The discordant note is a realistic misunderstanding that cautions lovers everywhere to eschew assumptions. Aniruddh, self-made, self-reliant and touchy, assumes Kavita is sacrificing her youth and beauty at the altar of service and backs off. But his assumption is incorrect. For Kavita, who went into a shell after her untimely widowhood, Aniruddh is a charismatic, take-charge kind of a guy she loves. He happens to be visually challenged, and while aware of it, she does not see it as her excuse to wear a halo. Aniruddh, who has made self-reliance a religion for himself and his boys, has to learn that love means co-dependence, and this is true for everyone, sighted or otherwise.

But Sparsh is more than a love story. Woven within it is the wonderfully progressive school for the visually challenged, which Kavita enters, and becomes a part of. Forty years ago, when “visually challenged” and “inclusiveness” were not the buzzwords that they are now, Paranjpye makes a film that treats visually challenged schoolboys as spunky kids and not sad metaphors.

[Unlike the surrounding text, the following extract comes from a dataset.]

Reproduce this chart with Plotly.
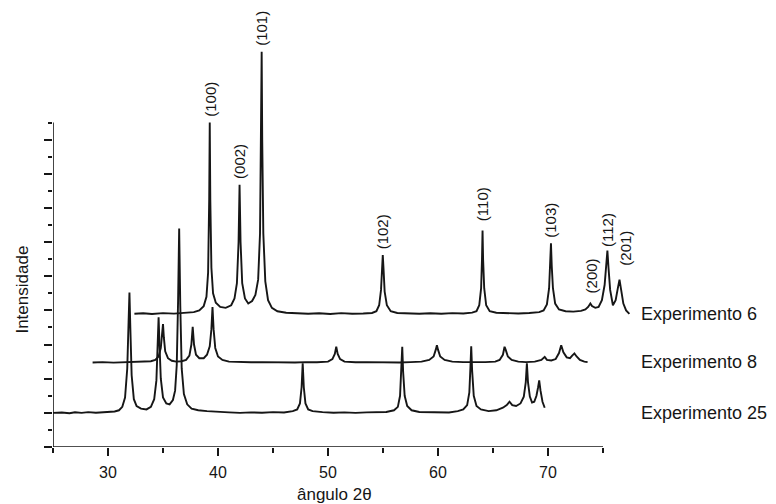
import plotly.graph_objects as go

# ---------------- data ----------------
series_names = ["Experimento 6", "Experimento 8", "Experimento 25"]

exp6_x = [32.4, 33.2, 34.0, 35.0, 36.0, 37.0, 37.8, 38.3, 38.7, 38.95, 39.1, 39.2, 39.25, 39.3, 39.4, 39.55,
          39.8, 40.2, 40.7, 41.2, 41.5, 41.72, 41.87, 41.96, 42.05, 42.2, 42.45, 42.75, 43.1, 43.4, 43.65,
          43.82, 43.92, 43.97, 44.02, 44.12, 44.3, 44.55, 44.9, 45.4, 46.2, 47.2, 48.2, 49.2, 50.2, 51.2,
          52.2, 53.2, 54.0, 54.4, 54.65, 54.82, 54.92, 54.98, 55.05, 55.15, 55.35, 55.7, 56.3, 57.3, 58.3,
          59.3, 60.3, 61.3, 62.3, 63.1, 63.5, 63.75, 63.92, 64.0, 64.05, 64.1, 64.2, 64.38, 64.7, 65.3,
          66.3, 67.3, 68.3, 69.2, 69.6, 69.9, 70.1, 70.2, 70.27, 70.34, 70.45, 70.65, 71.0, 71.6, 72.3,
          73.0, 73.4, 73.65, 73.85, 74.0, 74.3, 74.6, 74.9, 75.15, 75.3, 75.4, 75.5, 75.65, 75.9, 76.15,
          76.35, 76.5, 76.65, 76.85, 77.1, 77.4]
exp6_y = [7.80, 7.83, 7.79, 7.84, 7.81, 7.86, 7.90, 8.00, 8.25, 8.80, 10.2, 14.5, 19.0, 14.5, 10.5, 9.0,
          8.45, 8.20, 8.15, 8.30, 8.70, 9.60, 12.0, 15.35, 12.0, 9.60, 8.70, 8.40, 8.55, 8.90, 9.80,
          12.5, 18.0, 23.15, 18.0, 12.5, 9.70, 8.60, 8.15, 7.95, 7.86, 7.82, 7.80, 7.83, 7.79, 7.84,
          7.80, 7.82, 7.85, 7.95, 8.30, 9.20, 10.5, 11.24, 10.4, 9.10, 8.30, 7.95, 7.85, 7.82, 7.80,
          7.83, 7.80, 7.84, 7.82, 7.87, 7.95, 8.30, 9.30, 11.0, 12.67, 11.0, 9.30, 8.30, 7.95, 7.86,
          7.83, 7.82, 7.85, 7.90, 8.00, 8.35, 9.30, 10.6, 11.93, 10.6, 9.30, 8.40, 8.05, 7.95, 7.93,
          7.97, 8.05, 8.20, 8.40, 8.25, 8.15, 8.20, 8.60, 9.50, 10.7, 11.5, 10.5, 9.20, 8.30, 8.60,
          9.30, 9.80, 9.20, 8.40, 8.00, 7.80]

exp8_x = [28.6, 29.5, 30.5, 31.5, 32.5, 33.3, 33.9, 34.3, 34.6, 34.8, 34.92, 35.0, 35.08, 35.2, 35.45,
          35.8, 36.2, 36.7, 37.1, 37.4, 37.58, 37.7, 37.82, 38.0, 38.3, 38.7, 39.0, 39.25, 39.4, 39.5,
          39.6, 39.75, 40.0, 40.4, 41.0, 42.0, 43.0, 44.0, 45.0, 46.0, 47.0, 48.0, 49.0, 50.0, 50.4,
          50.62, 50.75, 50.88, 51.1, 51.5, 52.5, 53.5, 54.5, 55.5, 56.5, 57.5, 58.5, 59.2, 59.6, 59.8,
          59.9, 60.0, 60.2, 60.6, 61.3, 62.3, 63.3, 64.3, 65.2, 65.6, 65.9, 66.05, 66.15, 66.35, 66.7,
          67.3, 68.0, 68.8, 69.4, 69.7, 69.9, 70.3, 70.7, 71.0, 71.2, 71.4, 71.7, 72.0, 72.2, 72.4,
          72.6, 72.9, 73.3, 73.6]
exp8_y = [4.95, 4.97, 4.94, 4.96, 4.95, 4.97, 5.02, 5.10, 5.30, 5.80, 6.50, 7.20, 6.40, 5.60, 5.20,
          5.05, 5.00, 5.02, 5.10, 5.35, 6.00, 7.04, 6.00, 5.40, 5.20, 5.20, 5.40, 5.90, 6.90, 8.20,
          6.90, 5.80, 5.30, 5.10, 5.00, 4.97, 4.96, 4.97, 4.95, 4.96, 4.95, 4.97, 4.96, 5.00, 5.15,
          5.45, 5.87, 5.45, 5.15, 5.00, 4.96, 4.97, 4.95, 4.96, 4.95, 4.97, 5.00, 5.10, 5.30, 5.70,
          5.96, 5.70, 5.30, 5.10, 5.00, 4.97, 4.96, 4.97, 5.00, 5.10, 5.40, 5.87, 5.70, 5.30, 5.10,
          5.00, 4.97, 5.00, 5.10, 5.28, 5.10, 5.07, 5.15, 5.50, 5.96, 5.55, 5.25, 5.20, 5.35, 5.48,
          5.30, 5.10, 5.00, 4.97]

exp25_x = [25.0, 25.8, 26.5, 27.0, 27.6, 28.2, 28.9, 29.5, 30.1, 30.6, 31.0, 31.3, 31.55, 31.75, 31.87,
           31.95, 32.03, 32.15, 32.35, 32.6, 33.0, 33.5, 33.9, 34.2, 34.4, 34.52, 34.6, 34.68, 34.8,
           35.0, 35.3, 35.6, 35.9, 36.1, 36.25, 36.37, 36.47, 36.57, 36.7, 36.9, 37.2, 37.6, 38.2,
           39.0, 40.0, 41.0, 42.0, 43.0, 44.0, 45.0, 46.0, 46.8, 47.2, 47.45, 47.6, 47.7, 47.8, 47.95,
           48.2, 48.6, 49.5, 50.5, 51.5, 52.5, 53.5, 54.5, 55.3, 56.0, 56.35, 56.55, 56.68, 56.75,
           56.83, 56.97, 57.2, 57.6, 58.3, 59.2, 60.0, 61.0, 61.8, 62.3, 62.65, 62.85, 62.95, 63.02,
           63.1, 63.25, 63.5, 63.9, 64.6, 65.3, 65.9, 66.25, 66.5, 66.75, 67.1, 67.5, 67.8, 67.98,
           68.08, 68.18, 68.35, 68.55, 68.75, 68.95, 69.1, 69.2, 69.32, 69.5, 69.7]
exp25_y = [2.00, 2.02, 1.98, 2.03, 2.00, 2.04, 2.01, 2.03, 2.05, 2.08, 2.15, 2.35, 2.90, 4.60, 7.30,
           9.05, 7.00, 4.20, 2.80, 2.40, 2.25, 2.20, 2.35, 2.80, 3.90, 6.00, 7.60, 6.00, 4.00,
           2.90, 2.55, 2.50, 2.75, 3.30, 4.80, 8.50, 12.8, 8.30, 4.60, 3.10, 2.50, 2.25, 2.15,
           2.10, 2.05, 2.03, 2.00, 2.03, 2.01, 2.04, 2.02, 2.10, 2.20, 2.55, 3.50, 4.90, 3.50, 2.55,
           2.20, 2.10, 2.04, 2.01, 2.03, 2.00, 2.03, 2.02, 2.05, 2.15, 2.35, 3.00, 4.50, 5.87,
           4.40, 3.00, 2.40, 2.15, 2.05, 2.03, 2.04, 2.02, 2.10, 2.20, 2.45, 3.20, 4.70, 5.90,
           4.50, 3.00, 2.40, 2.20, 2.10, 2.15, 2.30, 2.45, 2.65, 2.45, 2.40, 2.55, 2.95, 3.80,
           4.90, 3.80, 2.95, 2.60, 2.65, 3.00, 3.50, 3.90, 3.30, 2.65, 2.30]

peak_labels = ["(100)", "(002)", "(101)", "(102)", "(110)", "(103)", "(200)", "(112)", "(201)"]
peak_angles = [39.25, 41.96, 43.97, 54.98, 64.05, 70.27, 73.85, 75.4, 76.5]

x_major = [30, 40, 50, 60, 70]
x_minor = [25, 35, 45, 55, 65, 75]
y_major = [0, 2, 4, 6, 8, 10, 12, 14, 16, 18]
y_minor = [1, 3, 5, 7, 9, 11, 13, 15, 17, 19]

# ---------------- figure ----------------
INK = "#161616"
FONT = "Liberation Sans, Arial, sans-serif"

fig = go.Figure()
for xs, ys, name in [(exp6_x, exp6_y, series_names[0]),
                     (exp8_x, exp8_y, series_names[1]),
                     (exp25_x, exp25_y, series_names[2])]:
    fig.add_trace(go.Scatter(x=xs, y=ys, mode="lines", name=name,
                             line=dict(color=INK, width=1.9), showlegend=False,
                             hoverinfo="skip"))

annotations = []
# series labels on the right, at each trace's start baseline
for xs, ys, name in [(exp6_x, exp6_y, series_names[0]),
                     (exp8_x, exp8_y, series_names[1]),
                     (exp25_x, exp25_y, series_names[2])]:
    annotations.append(dict(x=1, xref="paper", xshift=3, y=ys[0], yref="y",
                            text=name, showarrow=False, xanchor="left", yanchor="middle",
                            font=dict(family=FONT, size=18, color=INK)))

# hkl labels above Experimento 6 peaks
label_shift = {"(110)": 7, "(200)": 8, "(112)": 2, "(201)": 12}
label_xshift = {"(201)": 6, "(200)": 1, "(101)": -1}
for lab, ang in zip(peak_labels, peak_angles):
    top = max(y for x, y in zip(exp6_x, exp6_y) if abs(x - ang) < 0.12)
    annotations.append(dict(x=ang, y=top, xref="x", yref="y", text=lab, showarrow=False,
                            textangle=-90, xanchor="center", yanchor="bottom",
                            yshift=label_shift.get(lab, 4), xshift=label_xshift.get(lab, 0),
                            font=dict(family=FONT, size=15, color=INK)))

annotations.append(dict(x=50.6, xref="x", y=-0.106, yref="paper", text="ângulo 2θ",
                        showarrow=False, xanchor="center", yanchor="middle",
                        font=dict(family=FONT, size=17, color=INK)))
annotations.append(dict(x=-0.052, xref="paper", y=9.2, yref="y", text="Intensidade",
                        showarrow=False, textangle=-90, xanchor="center", yanchor="middle",
                        font=dict(family=FONT, size=17, color=INK)))

shapes = [
    dict(type="line", xref="x", yref="y", x0=x_minor[0], x1=x_minor[-1], y0=0, y1=0,
         line=dict(color=INK, width=1.6)),
    dict(type="line", xref="x", yref="y", x0=x_minor[0], x1=x_minor[0], y0=0, y1=y_minor[-1],
         line=dict(color=INK, width=1.6)),
]

fig.update_layout(
    width=776, height=504,
    margin=dict(l=53, r=140, t=3, b=57),
    paper_bgcolor="white", plot_bgcolor="white",
    annotations=annotations, shapes=shapes,
    font=dict(family=FONT, color=INK),
)
fig.update_xaxes(range=[25, 78], showgrid=False, zeroline=False, showline=False,
                 tickmode="array", tickvals=x_major, ticks="outside", ticklen=8, tickwidth=1.5,
                 tickcolor=INK, tickfont=dict(family=FONT, size=16, color=INK),
                 ticklabelstandoff=3,
                 minor=dict(tickmode="array", tickvals=x_minor, ticks="outside", ticklen=5,
                            tickwidth=1.5, tickcolor=INK, showgrid=False))
fig.update_yaxes(range=[0, 26], showgrid=False, zeroline=False, showline=False,
                 tickmode="array", tickvals=y_major, ticks="outside", ticklen=8, tickwidth=1.5,
                 tickcolor=INK, showticklabels=False,
                 minor=dict(tickmode="array", tickvals=y_minor, ticks="outside", ticklen=4,
                            tickwidth=1.5, tickcolor=INK, showgrid=False))

fig.write_html("out.html", config={"displayModeBar": False},
               post_script="document.body.style.margin='0px';document.body.style.overflow='hidden';")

Boys reading a Braille book or tracing a globe with raised contours, playing cricket with a ball like a rattle, chanting an impromptu rhyme on boring canteen food… these are moments of unalloyed joy. There is no exaggeration of the handicap or implied saintliness to manipulate the viewer’s pity.

The film, like Aniruddh, shuns pity, realistically working towards ensuring empathy and respect for its characters. So, the only sighted boy in school feels hurt that the teacher (Kavita) pays him the least attention. So, Kavita chooses a sari, which she wants Aniruddh to like on her, by closing her eyes and feeling the fabric. So, Aniruddh’s visually challenged friend (Om Puri), in an impassioned outburst of grief after his wife’s death speaks of how her care made him dependent, ringing alarm bells inside Aniruddh’s head.

Naseer and Shabana’s performances will charm your socks off. So will the boys. The only weak link is Kavita’s friend Manju (Sudha Chopra) who steps in and makes things right between Aniruddh and Kavita. Otherwise, Sparsh touches you subtly, imprinting itself forever.